I’m blaming the fois gras.
It’s the in thing to do these days, in California at any rate, where tasty-tasty fattened goose liver is destroying the very moral fiber of the world. So much so that there’s an official embargo on force feeding geese to produce the delicacy, which frankly seems absurd to me, but my moral fiber is soaked in bourbon and not entirely reliable.
The geese are not my concern anyway, and after being chased through a parking lot by a goose hell bent on gnawing my kneecaps open I can’t say they ever will be. My objection to fois gras is purely cosmetic – that shit is making me fat.
(And no, thank you for asking, I don’t feel a pea under my mattress, but I’ll be sure to let you know if I do.)
At 300 calories for a mere three ounces, my favored appetizer appears to have taken residency in my hips more stubbornly than a plate of cheese fries. That fois gras is “good fat,” similar in makeup to olive oil and avocados, is perhaps the dumbest euphemism ever foisted on an appearance-conscious chick like me. It’s fat, it’s annoying, and the fact that my body “processes” it differently than it would a Big Mac means nothing when I can see excess pounds lining up like thunderclouds.
I’ve started referring to it as Anthony Bourdain fat. Don’t mistake my meaning – I don’t consider Anthony Bourdain fat any more than I truly think myself to be overweight. But there is a marked difference in his appearance from his coked-out early days as a chef and approximately the fifth season of hosting No Reservations. It’s the full look of satisfaction, of exotic meals with friends as the sun sets, of good liquor and, I’m guessing, fois gras. It is in direct contrast to say, Paula Deen fat, where brownies are leaden with bricks of Velveeta and regret.
My own appearance certainly isn’t regrettable, although I do find its evolution conflicting. Back when I was 18 and a semi-pro ballet dancer, my diet consisted mainly of air and Gatorade. I’d flirt shamelessly for the sheer conquest of it.

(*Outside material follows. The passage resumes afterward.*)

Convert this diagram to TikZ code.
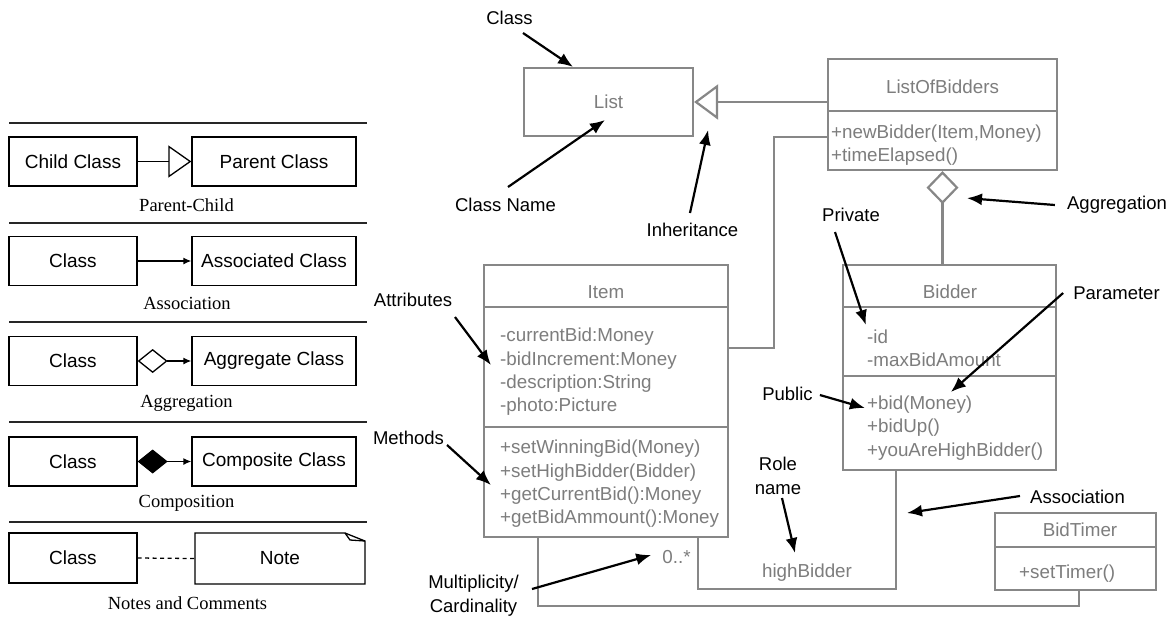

Today, all that’s left of my ballet career is chronic foot pain and the ability to balance on one leg for extended periods of time. I delight in being a home chef. Whiskey is my drink of choice. When I flirt, it is only with our butcher at Whole Foods, and that’s just for the free slabs of bacon he slips in when nobody is looking.
I’m not sure if I should be proud or alarmed that my looks elicit free pork. In some countries, this is probably a sign of royalty. My husband doesn’t seem especially concerned, but he clearly loves me as I am. Plus he enjoys the bacon. I suppose I should be grateful it’s being presented as a gift, and not flung in my general direction as I’m out running errands, but I have to wonder: what’s next?
My ballerina body has transformed into something far more womanly – sexy, yes – but nearing the line I established as too much. You can spare me the “love yourself, love your body” claptrap, because no one loves me more than me. And that’s why I drew that hard line: to keep my hedonism from getting the best of me.
Even Bourdain is looking trimmer in his latest season. I suppose it’s odd to use him as my litmus, but I refuse to compare myself to any other woman. Instead, I look to learn from the lifestyle I admire: good food, good company, good liquor, good health.
Unfortunately, all the sex and yoga in the world isn’t going to burn enough calories to combat the fois gras. In my lazy fantasies, I consider starting on coke. I’ll take the raging heartbeat, sweats and general mania if it kicks my metabolism into overdrive. Or maybe I can catch hyperthyroidism – it’s essentially the same as having a coke habit, minus the habit, of course.
In reality, I am forced to seek more aggressive ways to maintain my gourmet habits, and if that means visiting the gym more often, then so be it.